Within Expectations – Reported 4Q13 core earnings of RM28.6m and FY13 of RM134.1m, achieving 96.2% of HLIB’s forecast and 91.8% of consensus.

Deviations

None.

Dividends

Declared single tier interim dividend of 3 sen/share. Total net dividend for FY13 was 6 sen/share (1.73% dividend yield).

Highlights

FY13 Revenue remained stable yoy due to strong DMMS (Perodua) sales and improved revenue of Hirotako, which was offset by weak sales in DMSB (Daihatsu and Hino), Federal Auto (VW, Volvo and Mitsubishi) and OMI.

Overall FY13 EBIT margin deteriorated yoy on weaker sales mix, higher marketing and distributional cost, as well as startup cost on network (Federal Auto) and capacity expansion (OMI).
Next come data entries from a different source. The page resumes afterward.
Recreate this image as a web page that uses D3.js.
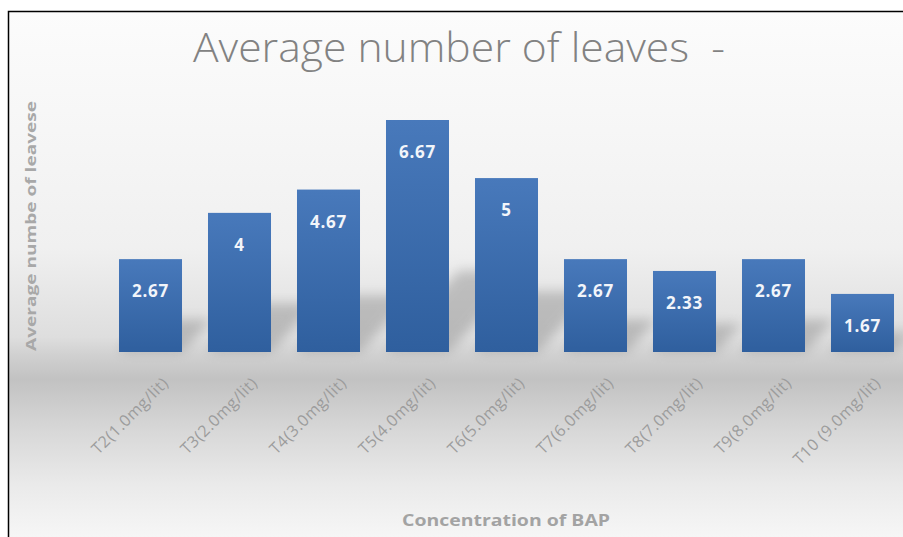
<!DOCTYPE html>
<html>
<head>
<meta charset="utf-8">
<script src="https://cdn.jsdelivr.net/npm/d3@7"></script>
<style>
    body { margin: 0; background: #ffffff; }
    svg { display: block; }
</style>
</head>
<body>
<svg id="chart"></svg>
<script>
// chart data
const categories = ["T2(1.0mg/lit)", "T3(2.0mg/lit)", "T4(3.0mg/lit)", "T5(4.0mg/lit)", "T6(5.0mg/lit)",
                    "T7(6.0mg/lit)", "T8(7.0mg/lit)", "T9(8.0mg/lit)", "T10 (9.0mg/lit)"];
const leaves = [2.67, 4, 4.67, 6.67, 5, 2.67, 2.33, 2.67, 1.67];
const valueLabels = ["2.67", "4", "4.67", "6.67", "5", "2.67", "2.33", "2.67", "1.67"];

const chartTitle = "Average number of leaves  -";
const yTitle = "Average numbe of leavese";
const xTitle = "Concentration of BAP";

var width = 903;
var height = 537;
var baseline = 352;

var svg = d3.select("#chart")
    .attr("width", width)
    .attr("height", height);

var defs = svg.append("defs");

// background: light at top, grey "floor" under the bars
var bg = defs.append("linearGradient")
    .attr("id", "bgGrad")
    .attr("x1", 0).attr("y1", 0).attr("x2", 0).attr("y2", 1);
[[0, "#fcfcfc"], [0.45, "#f0f0f0"], [0.62, "#dedede"], [0.655, "#d0d0d0"],
 [0.7, "#c2c2c2"], [0.8, "#d8d8d8"], [0.9, "#eaeaea"], [1, "#f6f6f6"]]
    .forEach(s => bg.append("stop").attr("offset", s[0]).attr("stop-color", s[1]));

var barGrad = defs.append("linearGradient")
    .attr("id", "barGrad")
    .attr("x1", 0).attr("y1", 0).attr("x2", 0).attr("y2", 1);
barGrad.append("stop").attr("offset", 0).attr("stop-color", "#4879bb");
barGrad.append("stop").attr("offset", 1).attr("stop-color", "#2f5f9e");

defs.append("filter")
    .attr("id", "blur")
    .attr("x", "-50%").attr("y", "-50%").attr("width", "200%").attr("height", "200%")
    .append("feGaussianBlur")
    .attr("stdDeviation", 6);

svg.append("rect")
    .attr("x", 8).attr("y", 11)
    .attr("width", width - 8).attr("height", height - 11)
    .attr("fill", "url(#bgGrad)");

// frame (only left and top edges are visible)
svg.append("path")
    .attr("d", "M8.5," + height + "V11.5H" + width)
    .attr("fill", "none")
    .attr("stroke", "#000")
    .attr("stroke-width", 1.5);

const x = d3.scaleBand()
    .domain(categories)
    .range([106, 907])
    .paddingInner(0.292)
    .paddingOuter(0.146);

const y = d3.scaleLinear()
    .domain([0, 6.67])
    .range([baseline, 120]);

var data = categories.map((c, i) => ({cat: c, value: leaves[i], label: valueLabels[i]}));

// soft shadows cast back to the right
svg.append("g")
    .selectAll("path")
    .data(data)
    .enter()
    .append("path")
    .attr("d", d => {
        var x0 = x(d.cat), x1 = x0 + x.bandwidth();
        var h = (baseline - y(d.value)) * 0.35;
        return "M" + x0 + "," + baseline + "L" + x1 + "," + baseline +
            "L" + (x1 + h * 0.9) + "," + (baseline - h) + "L" + (x0 + h * 0.9) + "," + (baseline - h) + "Z";
    })
    .attr("fill", "#8a8a8a")
    .attr("opacity", 0.45)
    .attr("filter", "url(#blur)");

// bars
svg.append("g")
    .selectAll("rect")
    .data(data)
    .enter()
    .append("rect")
    .attr("x", d => x(d.cat))
    .attr("y", d => y(d.value))
    .attr("width", x.bandwidth())
    .attr("height", d => baseline - y(d.value))
    .attr("fill", "url(#barGrad)");

// value labels inside bars
svg.append("g")
    .selectAll("text")
    .data(data)
    .enter()
    .append("text")
    .attr("x", d => x(d.cat) + x.bandwidth() / 2)
    .attr("y", d => y(d.value) + 38)
    .attr("text-anchor", "middle")
    .style("font-family", "'Open Sans', sans-serif")
    .style("font-weight", "bold")
    .style("font-size", "17px")
    .style("letter-spacing", "0.8px")
    .attr("fill", "#f2f5fa")
    .text(d => d.label);

// category labels, rotated
svg.append("g")
    .selectAll("text")
    .data(categories)
    .enter()
    .append("text")
    .attr("transform", d => "translate(" + (x(d) + x.bandwidth() / 2 + 19) + ",384) rotate(-45)")
    .attr("text-anchor", "end")
    .style("font-family", "'Open Sans', sans-serif")
    .style("font-size", "16px")
    .style("letter-spacing", "0.6px")
    .attr("fill", "#9c9c9c")
    .text(d => d);

// chart title
svg.append("text")
    .attr("x", 459)
    .attr("y", 62)
    .attr("text-anchor", "middle")
    .attr("textLength", 532)
    .attr("lengthAdjust", "spacingAndGlyphs")
    .style("font-family", "'Open Sans', sans-serif")
    .style("font-weight", 300)
    .style("font-size", "40px")
    .style("white-space", "pre")
    .attr("fill", "#828282")
    .text(chartTitle);

// axis titles
svg.append("text")
    .attr("transform", "translate(36,226) rotate(-90)")
    .attr("text-anchor", "middle")
    .attr("textLength", 250)
    .attr("lengthAdjust", "spacingAndGlyphs")
    .style("font-family", "'Open Sans', sans-serif")
    .style("font-weight", "bold")
    .style("font-size", "15px")
    .attr("fill", "#a8a8a8")
    .text(yTitle);

svg.append("text")
    .attr("x", 506)
    .attr("y", 526)
    .attr("text-anchor", "middle")
    .attr("textLength", 208)
    .attr("lengthAdjust", "spacingAndGlyphs")
    .style("font-family", "'Open Sans', sans-serif")
    .style("font-weight", "bold")
    .style("font-size", "16px")
    .attr("fill", "#a3a3a3")
    .text(xTitle);
</script>
</body>
</html>
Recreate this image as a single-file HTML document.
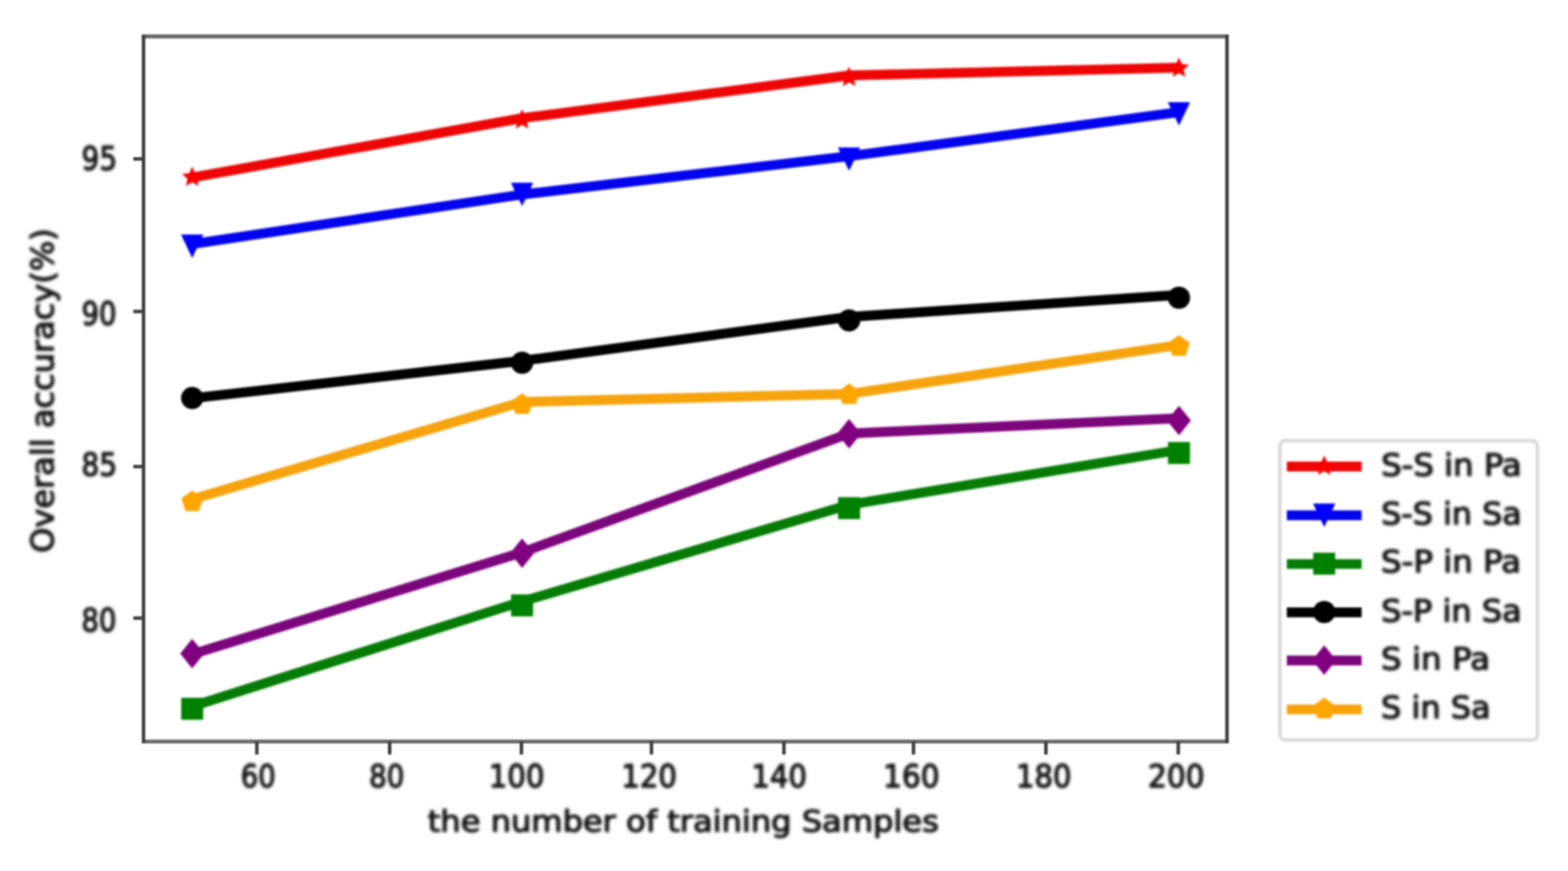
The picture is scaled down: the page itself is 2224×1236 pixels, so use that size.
<!DOCTYPE html>
<html lang="en"><head><meta charset="utf-8"><title>Overall accuracy vs. number of training samples</title>
<style>
html,body{margin:0;padding:0;background:#fff;}
body{width:2224px;height:1236px;overflow:hidden;}
svg{display:block;}
text{font-family:"DejaVu Sans","Liberation Sans",sans-serif;font-size:50px;fill:#141414;stroke:#141414;stroke-width:2.0;stroke-linejoin:round;text-rendering:geometricPrecision;}
</style></head><body>
<svg width="2224" height="1236" viewBox="0 0 2224 1236">
<defs><filter id="b" x="-2%" y="-2%" width="104%" height="104%" color-interpolation-filters="sRGB"><feGaussianBlur stdDeviation="1.9"/></filter><filter id="f" x="-2%" y="-2%" width="104%" height="104%" color-interpolation-filters="sRGB"><feGaussianBlur stdDeviation="1.0"/></filter><filter id="s" x="-2%" y="-2%" width="104%" height="104%" color-interpolation-filters="sRGB"><feGaussianBlur stdDeviation="1.8"/></filter></defs>
<rect width="2224" height="1236" fill="#fff"/>
<g filter="url(#f)">
<g stroke="#6a6a6a" stroke-width="5.6"><line x1="201" y1="51.6" x2="1742.9" y2="51.6"/><line x1="201" y1="1052.2" x2="1742.9" y2="1052.2"/></g>
<g stroke="#404040" stroke-width="5"><line x1="203.6" y1="49.6" x2="203.6" y2="1054.2"/><line x1="1740.3" y1="49.6" x2="1740.3" y2="1054.2"/></g>
<g stroke="#404040" stroke-width="5">
<line x1="364.3" y1="1052.2" x2="364.3" y2="1070.7"/>
<line x1="552.7" y1="1052.2" x2="552.7" y2="1070.7"/>
<line x1="739.6" y1="1052.2" x2="739.6" y2="1070.7"/>
<line x1="924" y1="1052.2" x2="924" y2="1070.7"/>
<line x1="1111.9" y1="1052.2" x2="1111.9" y2="1070.7"/>
<line x1="1295.7" y1="1052.2" x2="1295.7" y2="1070.7"/>
<line x1="1483.5" y1="1052.2" x2="1483.5" y2="1070.7"/>
<line x1="1671.2" y1="1052.2" x2="1671.2" y2="1070.7"/>
<line x1="189.1" y1="225.5" x2="203.6" y2="225.5"/>
<line x1="189.1" y1="442" x2="203.6" y2="442"/>
<line x1="189.1" y1="662.1" x2="203.6" y2="662.1"/>
<line x1="189.1" y1="877.1" x2="203.6" y2="877.1"/>
</g>
</g>
<g filter="url(#s)">
<polyline points="272.6,251.8 740.5,167.7 1204.3,107 1672.2,96" fill="none" stroke="#ee0606" stroke-width="13.9" stroke-linejoin="round"/>
<polygon points="272.6,236.2 276.74,245.81 287.15,246.77 279.29,253.67 281.59,263.88 272.6,258.54 263.61,263.88 265.91,253.67 258.05,246.77 268.46,245.81" fill="#f80000"/>
<polygon points="740.5,154.7 744.64,164.31 755.05,165.27 747.19,172.17 749.49,182.38 740.5,177.04 731.51,182.38 733.81,172.17 725.95,165.27 736.36,164.31" fill="#f80000"/>
<polygon points="1204.3,94.5 1208.44,104.11 1218.85,105.07 1210.99,111.97 1213.29,122.18 1204.3,116.84 1195.31,122.18 1197.61,111.97 1189.75,105.07 1200.16,104.11" fill="#f80000"/>
<polygon points="1672.2,81.3 1676.34,90.91 1686.75,91.87 1678.89,98.77 1681.19,108.98 1672.2,103.64 1663.21,108.98 1665.51,98.77 1657.65,91.87 1668.06,90.91" fill="#f80000"/>
<polyline points="272.6,346.3 740.5,276 1204.3,221.6 1672.2,159.2" fill="none" stroke="#0404ee" stroke-width="13.9" stroke-linejoin="round"/>
<polygon points="256.8,332.8 288.4,332.8 272.6,366.2" fill="#0000f8"/>
<polygon points="724.7,259.2 756.3,259.2 740.5,292.6" fill="#0000f8"/>
<polygon points="1188.5,209.2 1220.1,209.2 1204.3,242.6" fill="#0000f8"/>
<polygon points="1656.4,144.9 1688,144.9 1672.2,178.3" fill="#0000f8"/>
<polyline points="272.6,1002.3 740.5,853.5 1204.3,716.3 1672.2,638.5" fill="none" stroke="#067c06" stroke-width="13.9" stroke-linejoin="round"/>
<rect x="257" y="990.2" width="31.2" height="31.2" fill="#008000"/>
<rect x="724.9" y="843.5" width="31.2" height="31.2" fill="#008000"/>
<rect x="1188.7" y="705.5" width="31.2" height="31.2" fill="#008000"/>
<rect x="1656.6" y="627.2" width="31.2" height="31.2" fill="#008000"/>
<polyline points="272.6,565.2 740.5,512 1204.3,449.7 1672.2,418.5" fill="none" stroke="#000000" stroke-width="13.9" stroke-linejoin="round"/>
<circle cx="272.6" cy="564.8" r="15.8" fill="#000000"/>
<circle cx="740.5" cy="514.8" r="15.8" fill="#000000"/>
<circle cx="1204.3" cy="454.7" r="15.8" fill="#000000"/>
<circle cx="1672.2" cy="422.5" r="15.8" fill="#000000"/>
<polyline points="272.6,928.3 740.5,783.8 1204.3,615.2 1672.2,593.5" fill="none" stroke="#7c067c" stroke-width="13.9" stroke-linejoin="round"/>
<polygon points="272.6,906.4 289.6,927.4 272.6,948.4 255.6,927.4" fill="#800080"/>
<polygon points="740.5,764.1 757.5,785.1 740.5,806.1 723.5,785.1" fill="#800080"/>
<polygon points="1204.3,594.5 1221.3,615.5 1204.3,636.5 1187.3,615.5" fill="#800080"/>
<polygon points="1672.2,575.8 1689.2,596.8 1672.2,617.8 1655.2,596.8" fill="#800080"/>
<polyline points="272.6,708.3 740.5,570.4 1204.3,559 1672.2,489.5" fill="none" stroke="#f6a30e" stroke-width="13.9" stroke-linejoin="round"/>
<polygon points="272.6,696.1 287.91,707.22 282.06,725.23 263.14,725.23 257.29,707.22" fill="#ffa500"/>
<polygon points="740.5,558.1 755.81,569.22 749.96,587.23 731.04,587.23 725.19,569.22" fill="#ffa500"/>
<polygon points="1204.3,544.1 1219.61,555.22 1213.76,573.23 1194.84,573.23 1188.99,555.22" fill="#ffa500"/>
<polygon points="1672.2,475.5 1687.51,486.62 1681.66,504.63 1662.74,504.63 1656.89,486.62" fill="#ffa500"/>
<rect x="1815.3" y="625.3" width="365.5" height="425" rx="8" ry="8" fill="#fff" stroke="#d9d9d9" stroke-width="5"/>
<line x1="1825.2" y1="662.0" x2="1931.3" y2="662.0" stroke="#ee0606" stroke-width="13.9"/>
<polygon points="1878.2,646.2 1882.34,655.81 1892.75,656.77 1884.89,663.67 1887.19,673.88 1878.2,668.54 1869.21,673.88 1871.51,663.67 1863.65,656.77 1874.06,655.81" fill="#f80000"/>
<line x1="1825.2" y1="731.3" x2="1931.3" y2="731.3" stroke="#0404ee" stroke-width="13.9"/>
<polygon points="1862.4,714.6 1894,714.6 1878.2,748" fill="#0000f8"/>
<line x1="1825.2" y1="800.4" x2="1931.3" y2="800.4" stroke="#067c06" stroke-width="13.9"/>
<rect x="1862.6" y="784.3" width="31.2" height="31.2" fill="#008000"/>
<line x1="1825.2" y1="869.0" x2="1931.3" y2="869.0" stroke="#000000" stroke-width="13.9"/>
<circle cx="1878.2" cy="868.5" r="15.8" fill="#000000"/>
<line x1="1825.2" y1="937.3" x2="1931.3" y2="937.3" stroke="#7c067c" stroke-width="13.9"/>
<polygon points="1878.2,915.8 1895.2,936.8 1878.2,957.8 1861.2,936.8" fill="#800080"/>
<line x1="1825.2" y1="1006.6" x2="1931.3" y2="1006.6" stroke="#f6a30e" stroke-width="13.9"/>
<polygon points="1878.2,990 1893.51,1001.12 1887.66,1019.13 1868.74,1019.13 1862.89,1001.12" fill="#ffa500"/>
</g>
<g filter="url(#b)">
<text transform="matrix(0.7752 0 0 0.8947 341.48 1117.35)">60</text>
<text transform="matrix(0.7852 0 0 0.8944 523.57 1117.12)">80</text>
<text transform="matrix(0.8264 0 0 0.8968 693.31 1117.42)">100</text>
<text transform="matrix(0.8275 0 0 0.8962 881.13 1117.42)">120</text>
<text transform="matrix(0.8239 0 0 0.8911 1065.73 1117.43)">140</text>
<text transform="matrix(0.8379 0 0 0.8914 1252.61 1117.17)">160</text>
<text transform="matrix(0.825 0 0 0.8922 1440.93 1117.03)">180</text>
<text transform="matrix(0.8403 0 0 0.8906 1628.26 1117.24)">200</text>
<text transform="matrix(0.7873 0 0 0.9249 115.84 240.81)">95</text>
<text transform="matrix(0.774 0 0 0.917 115.77 460.95)">90</text>
<text transform="matrix(0.7937 0 0 0.8985 115.55 675.38)">85</text>
<text transform="matrix(0.7794 0 0 0.9142 115.47 896.28)">80</text>
<text transform="matrix(0.9104 0 0 0.8386 606.74 1180.08)">the number of training Samples</text>
<text transform="matrix(0 -0.9088 0.877 0 75.69 784.45)" stroke-width="1.5">Overall accuracy(%)</text>
<text transform="matrix(0.9169 0 0 0.8671 1959.01 675.27)">S-S in Pa</text>
<text transform="matrix(0.901 0 0 0.8675 1959.02 743.97)">S-S in Sa</text>
<text transform="matrix(0.9201 0 0 0.8666 1958.87 812.1)">S-P in Pa</text>
<text transform="matrix(0.9079 0 0 0.8683 1958.88 881.5)">S-P in Sa</text>
<text transform="matrix(0.9219 0 0 0.8666 1958.87 949.66)">S in Pa</text>
<text transform="matrix(0.9066 0 0 0.868 1958.86 1018.91)">S in Sa</text>
</g></svg></body></html>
OMI is expected to ramp up production of its alloy wheel plant by 2Q14, which will be revenue generative, offsetting the initial high startup cost.

The JV with Hino to set up manufacturing facilities (capacity of 10k units p.a.), is expected to complete by early 2014 and profitable within its first year of operation.

Perodua’s new manufacturing plant is expected to commence operation by 2H13, which will double up its production capacity.

The aggressive plans of both the national cars for export market and new manufacturing facility set-up by foreign OEMs in Malaysia are likely to benefit MBM’s automotive parts manufacturing segment (Hirotako and OMI) in the longer term.

Risks

  • Prolonged tightening of banks’ HP rules.
  • Slowdown in the Malaysian economy affecting car sales.
  • Global automotive supply chain disruption.

Forecasts

Unchanged for FY14-15. We have introduced FY16 forecasted earnings at RM191m.

Rating

BUY

Positives

  • Relatively cheap valuations.
  • Expansion into vehicle assembly to complete its strategy of becoming an integrated automotive player.
  • Strong sales of Perodua.
  • Increasing domestic car production and localization.
  • Weakened Yen against RM.

Negatives

  • Does not have strong foreign automotive partners as compared to UMW (with Toyota) and TCM (with Nissan).
  • Margin squeeze on components and parts segment.

Valuation

Maintained BUY on MBM with unchanged TP of RM4.52, based on SOP.